Wednesday, November 29, 2006 by: Ben Kage
Tags: global warming, Gaia, human population
Scientists currently expect a 42.8-degree shift in average temperatures by the end of the century, which will cause floods, famines and lethal storms. However, they say that cutting carbon emissions could prevent these catastrophes. Lovelock says there is no such luck.
Lovelock angered climate scientists in the 1960s when he announced his Gaia theory of a living planet, which theorizes that the earth is an individual, self-sustaining organism. His theory is now widely accepted, but now Lovelock claims the planet has a built-in fever that cannot be controlled by environmental efforts. Consequently, the planet may only be able to support a 10 percent of its 6-billion-strong population.
"We are not all doomed," Lovelock said in a news conference. "An awful lot of people will die, but I don't see the species dying out.

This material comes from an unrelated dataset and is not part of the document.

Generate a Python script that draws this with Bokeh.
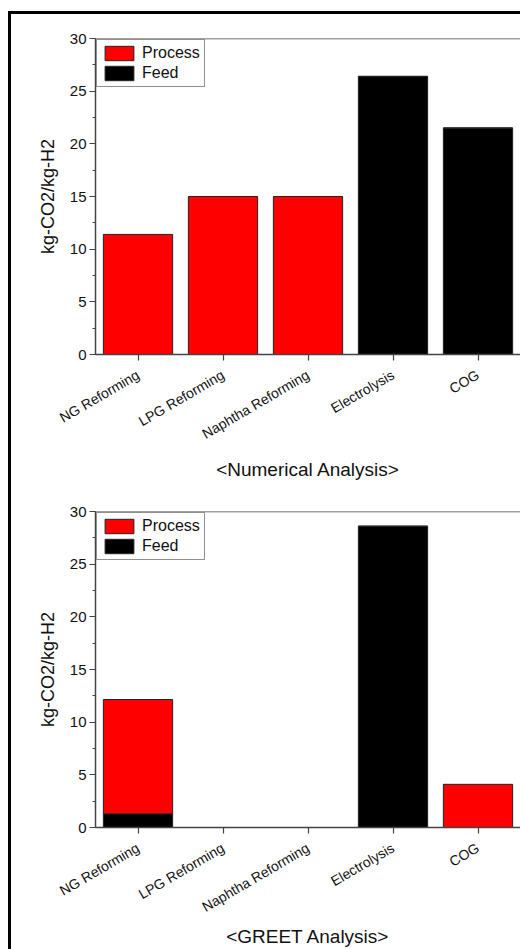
from bokeh.plotting import figure
from bokeh.models import (FactorRange, Range1d, SingleIntervalTicker, Legend, LegendItem, Span)
from bokeh.layouts import column
from bokeh.embed import file_html
from bokeh.resources import INLINE

categories = ["NG Reforming", "LPG Reforming", "Naphtha Reforming", "Electrolysis", "COG"]

num_process = [11.4, 15.0, 15.0, 0.0, 0.0]
num_feed = [0.0, 0.0, 0.0, 26.4, 21.5]

greet_process = [10.85, 0.0, 0.0, 0.0, 4.1]
greet_feed = [1.3, 0.0, 0.0, 28.6, 0.0]

y_label = "kg-CO2/kg-H2"
titles = ["<Numerical Analysis>", "<GREET Analysis>"]

FONT = "Liberation Sans"
AX = "#444444"


def make_chart(process, feed, xtitle, height, bottom, title_standoff):
    p = figure(x_range=FactorRange(*categories), y_range=Range1d(0, 30),
               width=509, height=height, output_backend="svg", toolbar_location=None,
               min_border_left=84, min_border_right=0, min_border_top=24,
               min_border_bottom=bottom)
    p.outline_line_color = None
    p.xgrid.visible = False
    p.ygrid.visible = False
    data = {"cat": categories, "Process": process, "Feed": feed}
    rs = p.vbar_stack(["Feed", "Process"], x="cat", width=0.815, source=data,
                      fill_color=["#000000", "#ff0000"], line_color="#222222", line_width=1)
    p.add_layout(Span(location=30, dimension="width", line_color=AX, line_width=1.5))

    leg = Legend(items=[LegendItem(label="Process", renderers=[rs[1]]),
                        LegendItem(label="Feed", renderers=[rs[0]])],
                 location="top_left")
    leg.margin = 1
    leg.padding = 4
    leg.spacing = 2
    leg.glyph_width = 36
    leg.glyph_height = 18
    leg.label_height = 18
    leg.label_standoff = 5
    leg.label_text_font = FONT
    leg.label_text_font_size = "16px"
    leg.label_text_color = "#111111"
    leg.border_line_color = "#222222"
    leg.border_line_width = 1.2
    leg.background_fill_alpha = 1
    p.add_layout(leg)

    ya = p.yaxis[0]
    ya.ticker = SingleIntervalTicker(interval=5, num_minor_ticks=2)
    ya.axis_label = y_label
    ya.axis_label_text_font = FONT
    ya.axis_label_text_font_size = "18px"
    ya.axis_label_text_font_style = "normal"
    ya.axis_label_text_color = "#111111"
    ya.axis_label_standoff = 9
    ya.major_label_text_font = FONT
    ya.major_label_text_font_size = "15px"
    ya.major_label_text_color = "#111111"
    ya.major_label_standoff = 3
    ya.axis_line_color = AX
    ya.axis_line_width = 1.5
    ya.major_tick_line_color = AX
    ya.major_tick_line_width = 1.2
    ya.minor_tick_line_color = AX
    ya.minor_tick_line_width = 1.2
    ya.major_tick_in = 0
    ya.major_tick_out = 6
    ya.minor_tick_in = 0
    ya.minor_tick_out = 3

    xa = p.xaxis[0]
    xa.axis_label = xtitle
    xa.axis_label_text_font = FONT
    xa.axis_label_text_font_size = "19px"
    xa.axis_label_text_font_style = "normal"
    xa.axis_label_text_color = "#111111"
    xa.axis_label_standoff = title_standoff
    xa.major_label_orientation = 0.53
    xa.major_label_text_font = FONT
    xa.major_label_text_font_size = "14px"
    xa.major_label_text_color = "#111111"
    xa.major_label_standoff = 13
    xa.axis_line_color = AX
    xa.axis_line_width = 1.5
    xa.major_tick_line_color = AX
    xa.major_tick_line_width = 1.2
    xa.major_tick_in = 0
    xa.major_tick_out = 6
    return p


p1 = make_chart(num_process, num_feed, titles[0], 473, 133, 7)
p2 = make_chart(greet_process, greet_feed, titles[1], 462, 122, 1)

layout = column(p1, p2, styles={"border-left": "3px solid black",
                                "border-top": "3px solid black",
                                "margin-top": "11px",
                                "margin-left": "8px"})

open("out.html", "w").write(file_html(layout, INLINE))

"A hot earth couldn't support much over 500 million," he added. "Almost all of the systems that have been looked at are in positive feedback ... and soon those effects will be larger than any of the effects of carbon dioxide emissions from industry and so on around the world."
The built-in warming is nothing new for the planet, according to Lovelock. While addressing the Institution of Chemical Engineers in London, he said that such dramatic climate changes had happened at least seven times already.
"In the change from the last Ice Age to now we lost land equivalent to the continent of Africa beneath the sea," he said. "We are facing things just as bad or worse than that during this century.
"There are refuges, plenty of them. 55 million years ago ... life moved up to the Arctic, stayed there during the course of it and then moved back again as things improved. I fear that this is what we may have to do."
Despite the pessimism of his theory, Lovelock does not discount global warming and still feels that current attitudes and abuses of the planet will have an environmental consequence. He feels that the United States' rejection of the carbon-emission-cutting Kyoto Protocol is based on the mistaken notion that a technological solution can be found for global warming, and noted that India and China's surging economies are not helping. China, he said, is building one coal-burning power station every week.
However, neither country can afford to stop using carbon-emitting technologies to try to free their populations from pervert -- such a move could spark a revolution -- but the continuation of the efforts stands to kill plant life and bring about famine, Lovelock said.
"If climate change goes on course ... I can't see China being able to produce enough food by the middle of the century to support its people," he said. "They will have to move somewhere and Siberia is empty and it will be warmer then."